Hormis la différence d'âge entre Abdelaziz Bouteflika et Mohamed VI, on est frappé par cette similitude sur les possibilités d'un changement de cap ou d'une transition qui ont été dilapidées au profit de la préservation du statuquo. Les deux hommes ont accédé au pouvoir durant la même année 99. Au Maroc, la forme ultra-autoritaire de la monarchie sous Hassan II était arrivée à une forme d'impasse qui a automatiquement créé de l'espoir pour le nouveau règne. Hassan II avait, lui-même, entrouvert les portes d'une réforme à la fin de son règne pour justement aider son fils à profiter d'une dynamique positive. Elle n'a pas été mise à profit. En Algérie, malgré une élection très fortement affectée par le retrait des six candidats à la présidentielle de 1999, les conditions d'un changement «contrôlé» étaient réunies. Les islamistes armés ont été vaincus militairement, les politiques du FIS lâchés - et affaiblis - par Madani Mezrag qui a négocié sans eux et une société fatiguée par des années de violences qui était disponible pour un changement ordonné.

Or, ces conditions n'ont pas été mises à profit pour aller de l'avant dans l'aggiornamento du système. Bien au contraire, Bouteflika aura surtout œuvré à remettre en cause les rares avancées dans l'optique de rétablir la plénitude du pouvoir tel qu'il prévalait sous Houari Boumediene. Sa première cible aura été de remettre en cause l'existence même d'un chef de gouvernement qui serait l'expression d'une majorité parlementaire. Il l'a éliminé de facto - d'où la démission de Benbitour qui constatait que la « tradition» qui voulait que les dossiers économiques relèvent du chef du gouvernement était remise en cause par le poids des conseillers présidentiels - avant de le formaliser dans la Constitution. Le Parlement perdait de ce fait la possibilité, permise virtuellement par la Constitution, d'être un lieu important de la politique.

Qu'observait-on en parallèle au Maroc ? Le même cheminement avec un gouvernement formellement en charge des affaires mais réellement supplanté par le «gouvernement du palais» constitué par les conseillers du roi.
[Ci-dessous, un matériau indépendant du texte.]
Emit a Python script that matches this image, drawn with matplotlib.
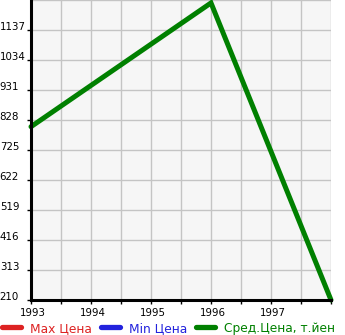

La similitude est tellement frappante entre les deux pays en dépit de l'état d'animosité qui règne entre eux qu'aujourd'hui on n'hésite plus à parler d'évolution «makhzénienne» en Algérie avec le poids de l'argent et la dévitalisation générale des institutions formelles. Les rendez-vous ratés avec l'histoire au nom d'une «stabilité» régressive ne sont, cependant, pas de la même voilure. L'Algérie est une République, le mouvement et le changement sont présumés faire partie de sa vocation historique. Et de ce point de vue son ratage avec le tournant historique est plus lourd que celui d'une monarchie encore largement fondée sur les allégeances traditionnelles.